SUPPLIED DATA:
============
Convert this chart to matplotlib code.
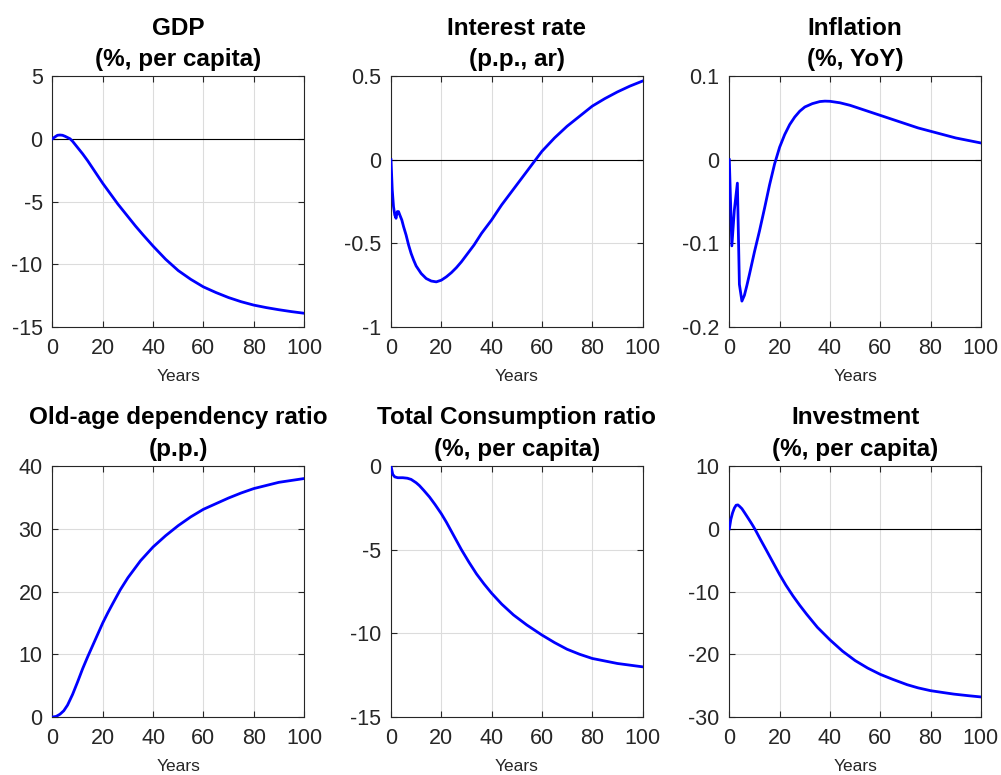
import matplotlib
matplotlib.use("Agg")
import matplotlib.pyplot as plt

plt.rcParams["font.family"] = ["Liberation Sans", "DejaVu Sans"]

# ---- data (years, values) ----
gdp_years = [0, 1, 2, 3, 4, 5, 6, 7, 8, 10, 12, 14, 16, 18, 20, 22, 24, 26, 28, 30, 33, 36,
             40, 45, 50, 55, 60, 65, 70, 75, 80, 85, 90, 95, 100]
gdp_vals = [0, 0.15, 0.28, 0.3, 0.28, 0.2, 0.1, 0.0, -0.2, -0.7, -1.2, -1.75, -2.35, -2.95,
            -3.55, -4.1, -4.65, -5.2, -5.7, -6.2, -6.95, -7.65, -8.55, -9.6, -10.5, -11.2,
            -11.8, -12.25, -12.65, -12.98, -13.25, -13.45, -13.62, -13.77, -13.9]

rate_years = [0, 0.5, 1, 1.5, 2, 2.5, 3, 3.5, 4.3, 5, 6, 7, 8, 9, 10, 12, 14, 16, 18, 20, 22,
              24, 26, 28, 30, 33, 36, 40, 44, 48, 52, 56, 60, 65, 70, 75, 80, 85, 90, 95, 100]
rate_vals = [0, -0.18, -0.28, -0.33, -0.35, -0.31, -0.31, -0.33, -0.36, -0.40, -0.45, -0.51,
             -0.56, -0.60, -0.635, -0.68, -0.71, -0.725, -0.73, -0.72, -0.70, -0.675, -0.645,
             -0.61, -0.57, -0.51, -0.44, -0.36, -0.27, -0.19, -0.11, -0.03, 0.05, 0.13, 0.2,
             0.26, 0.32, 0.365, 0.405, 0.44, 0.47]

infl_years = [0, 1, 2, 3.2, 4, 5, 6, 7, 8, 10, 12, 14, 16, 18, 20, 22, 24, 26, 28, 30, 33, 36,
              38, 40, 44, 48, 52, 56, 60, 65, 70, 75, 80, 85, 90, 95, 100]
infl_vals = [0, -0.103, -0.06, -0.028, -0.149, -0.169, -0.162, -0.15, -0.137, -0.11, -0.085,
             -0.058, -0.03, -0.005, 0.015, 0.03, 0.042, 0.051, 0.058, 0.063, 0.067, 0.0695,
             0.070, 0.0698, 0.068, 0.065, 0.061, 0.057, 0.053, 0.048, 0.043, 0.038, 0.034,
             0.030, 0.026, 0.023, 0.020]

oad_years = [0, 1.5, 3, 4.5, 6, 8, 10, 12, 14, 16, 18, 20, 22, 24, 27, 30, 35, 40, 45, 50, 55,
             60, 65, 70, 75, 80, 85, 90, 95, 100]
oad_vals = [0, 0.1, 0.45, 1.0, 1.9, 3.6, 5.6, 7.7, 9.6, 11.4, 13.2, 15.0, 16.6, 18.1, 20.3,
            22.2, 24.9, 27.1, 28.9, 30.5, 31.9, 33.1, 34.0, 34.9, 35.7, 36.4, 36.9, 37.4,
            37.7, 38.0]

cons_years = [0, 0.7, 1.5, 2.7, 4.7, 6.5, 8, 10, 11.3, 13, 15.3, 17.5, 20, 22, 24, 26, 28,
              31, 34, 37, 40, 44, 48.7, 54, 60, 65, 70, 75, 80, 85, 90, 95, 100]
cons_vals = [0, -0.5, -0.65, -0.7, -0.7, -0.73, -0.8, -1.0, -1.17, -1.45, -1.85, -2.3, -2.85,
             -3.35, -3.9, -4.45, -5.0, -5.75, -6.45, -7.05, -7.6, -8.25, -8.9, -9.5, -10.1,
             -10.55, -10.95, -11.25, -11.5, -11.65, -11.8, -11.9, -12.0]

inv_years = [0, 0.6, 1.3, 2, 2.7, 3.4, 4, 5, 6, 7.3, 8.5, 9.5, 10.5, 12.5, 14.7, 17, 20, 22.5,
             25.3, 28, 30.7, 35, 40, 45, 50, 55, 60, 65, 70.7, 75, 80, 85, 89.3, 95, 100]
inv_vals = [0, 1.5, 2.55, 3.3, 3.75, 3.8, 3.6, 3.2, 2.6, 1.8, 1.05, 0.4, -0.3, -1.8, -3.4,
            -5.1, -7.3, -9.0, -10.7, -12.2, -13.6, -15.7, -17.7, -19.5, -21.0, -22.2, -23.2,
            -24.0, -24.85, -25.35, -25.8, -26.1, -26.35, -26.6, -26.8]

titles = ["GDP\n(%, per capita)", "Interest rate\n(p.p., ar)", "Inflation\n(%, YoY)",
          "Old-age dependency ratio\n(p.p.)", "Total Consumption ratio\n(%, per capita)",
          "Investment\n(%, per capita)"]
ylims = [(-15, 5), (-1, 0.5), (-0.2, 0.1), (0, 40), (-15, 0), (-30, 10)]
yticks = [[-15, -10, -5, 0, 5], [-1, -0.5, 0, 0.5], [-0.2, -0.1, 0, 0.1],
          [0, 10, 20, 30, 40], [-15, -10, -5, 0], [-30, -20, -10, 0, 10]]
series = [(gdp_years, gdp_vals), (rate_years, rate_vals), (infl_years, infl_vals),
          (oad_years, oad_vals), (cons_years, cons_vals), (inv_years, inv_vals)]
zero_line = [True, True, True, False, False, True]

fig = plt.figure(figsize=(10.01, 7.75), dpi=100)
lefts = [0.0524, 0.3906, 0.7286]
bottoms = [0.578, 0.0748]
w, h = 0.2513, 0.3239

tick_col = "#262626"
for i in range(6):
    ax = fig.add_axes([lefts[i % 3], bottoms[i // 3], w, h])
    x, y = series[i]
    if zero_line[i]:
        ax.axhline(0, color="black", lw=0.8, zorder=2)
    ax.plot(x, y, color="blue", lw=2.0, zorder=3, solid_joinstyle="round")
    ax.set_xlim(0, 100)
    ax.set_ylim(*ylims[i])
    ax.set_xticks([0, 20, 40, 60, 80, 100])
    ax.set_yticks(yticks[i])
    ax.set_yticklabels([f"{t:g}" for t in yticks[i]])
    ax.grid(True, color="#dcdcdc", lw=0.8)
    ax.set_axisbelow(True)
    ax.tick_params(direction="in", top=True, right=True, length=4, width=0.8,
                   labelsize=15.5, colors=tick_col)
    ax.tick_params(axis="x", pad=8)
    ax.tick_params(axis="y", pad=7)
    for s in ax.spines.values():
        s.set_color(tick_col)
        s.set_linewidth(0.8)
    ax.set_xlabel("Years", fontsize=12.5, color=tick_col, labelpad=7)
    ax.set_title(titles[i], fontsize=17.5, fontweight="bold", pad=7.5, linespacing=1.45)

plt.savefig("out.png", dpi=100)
============
Return only the lines running from the top of the data to the line that holds "37.7, 38.0]". Include both of those lines, but skip the pictures.

Convert this chart to matplotlib code.
import matplotlib
matplotlib.use("Agg")
import matplotlib.pyplot as plt

plt.rcParams["font.family"] = ["Liberation Sans", "DejaVu Sans"]

# ---- data (years, values) ----
gdp_years = [0, 1, 2, 3, 4, 5, 6, 7, 8, 10, 12, 14, 16, 18, 20, 22, 24, 26, 28, 30, 33, 36,
             40, 45, 50, 55, 60, 65, 70, 75, 80, 85, 90, 95, 100]
gdp_vals = [0, 0.15, 0.28, 0.3, 0.28, 0.2, 0.1, 0.0, -0.2, -0.7, -1.2, -1.75, -2.35, -2.95,
            -3.55, -4.1, -4.65, -5.2, -5.7, -6.2, -6.95, -7.65, -8.55, -9.6, -10.5, -11.2,
            -11.8, -12.25, -12.65, -12.98, -13.25, -13.45, -13.62, -13.77, -13.9]

rate_years = [0, 0.5, 1, 1.5, 2, 2.5, 3, 3.5, 4.3, 5, 6, 7, 8, 9, 10, 12, 14, 16, 18, 20, 22,
              24, 26, 28, 30, 33, 36, 40, 44, 48, 52, 56, 60, 65, 70, 75, 80, 85, 90, 95, 100]
rate_vals = [0, -0.18, -0.28, -0.33, -0.35, -0.31, -0.31, -0.33, -0.36, -0.40, -0.45, -0.51,
             -0.56, -0.60, -0.635, -0.68, -0.71, -0.725, -0.73, -0.72, -0.70, -0.675, -0.645,
             -0.61, -0.57, -0.51, -0.44, -0.36, -0.27, -0.19, -0.11, -0.03, 0.05, 0.13, 0.2,
             0.26, 0.32, 0.365, 0.405, 0.44, 0.47]

infl_years = [0, 1, 2, 3.2, 4, 5, 6, 7, 8, 10, 12, 14, 16, 18, 20, 22, 24, 26, 28, 30, 33, 36,
              38, 40, 44, 48, 52, 56, 60, 65, 70, 75, 80, 85, 90, 95, 100]
infl_vals = [0, -0.103, -0.06, -0.028, -0.149, -0.169, -0.162, -0.15, -0.137, -0.11, -0.085,
             -0.058, -0.03, -0.005, 0.015, 0.03, 0.042, 0.051, 0.058, 0.063, 0.067, 0.0695,
             0.070, 0.0698, 0.068, 0.065, 0.061, 0.057, 0.053, 0.048, 0.043, 0.038, 0.034,
             0.030, 0.026, 0.023, 0.020]

oad_years = [0, 1.5, 3, 4.5, 6, 8, 10, 12, 14, 16, 18, 20, 22, 24, 27, 30, 35, 40, 45, 50, 55,
             60, 65, 70, 75, 80, 85, 90, 95, 100]
oad_vals = [0, 0.1, 0.45, 1.0, 1.9, 3.6, 5.6, 7.7, 9.6, 11.4, 13.2, 15.0, 16.6, 18.1, 20.3,
            22.2, 24.9, 27.1, 28.9, 30.5, 31.9, 33.1, 34.0, 34.9, 35.7, 36.4, 36.9, 37.4,
            37.7, 38.0]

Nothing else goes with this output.